What’s the “best” tent or shelter for you? Consider your personal outdoor needs, preferences, and budget:

  • Conditions:
    First, and most important, in what seasons, conditions, and terrain will you use your tent, tarp, or hammock? Choose a shelter that can handle the conditions you expect to encounter (rain, snow, wind, heat, humidity, biting insects, an energetic scout troop), but don’t buy more tent than you truly need, and don’t expect one tent to do it all.
  • Capacity:
    Tents are typically classified by sleeping capacity (i.e. one-person, two-person, etc). However, a tent's stated sleeping capacity usually does not include much (or any) space for your gear and there’s no sizing standard between tent manufacturers. Some users size up.
  • Livability:
    Will you use the tent as a basecamp or is it an emergency shelter only? To determine if you and your gear will fit, look at the shelter’s dimensions, including floor and vestibule square areas, height and headroom (including at the sides), plus the number and placement of doors, gear lofts, and pockets, to assess personal livability, comfort, and footprint.

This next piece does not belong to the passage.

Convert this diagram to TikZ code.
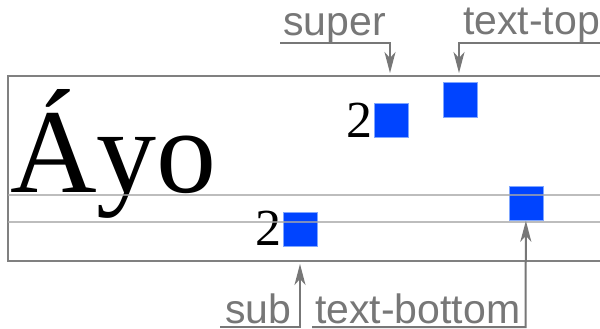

  • Weight and Packed Size:
    If you’ll be backpacking, climbing, cycling, or otherwise carrying that shelter, consider its weight, packed size (and your pack it needs to fit in), and its space-to-weight ratio before automatically opting for the bigger tent. Paddlers and car campers have more room to work with, but everyone should consider how the tent and its parts pack up for stowage.
  • Design:
    Tents come in various designs. Freestanding tents can stand alone without stakes or guy lines and can be easily moved or have dirt and other debris shaken out without being disassembled, though they still need to be staked out. Rounded, geodesic domes are stable and able to withstand heavy snow loads and wind. Tunnel tents are narrow and rectangular, and large family cabin tents are best for warm-weather campground outings.
  • Other features and specs to consider include single versus double-wall, ease of setup, stability, weather resistance, ventilation, , and any noteworthy features.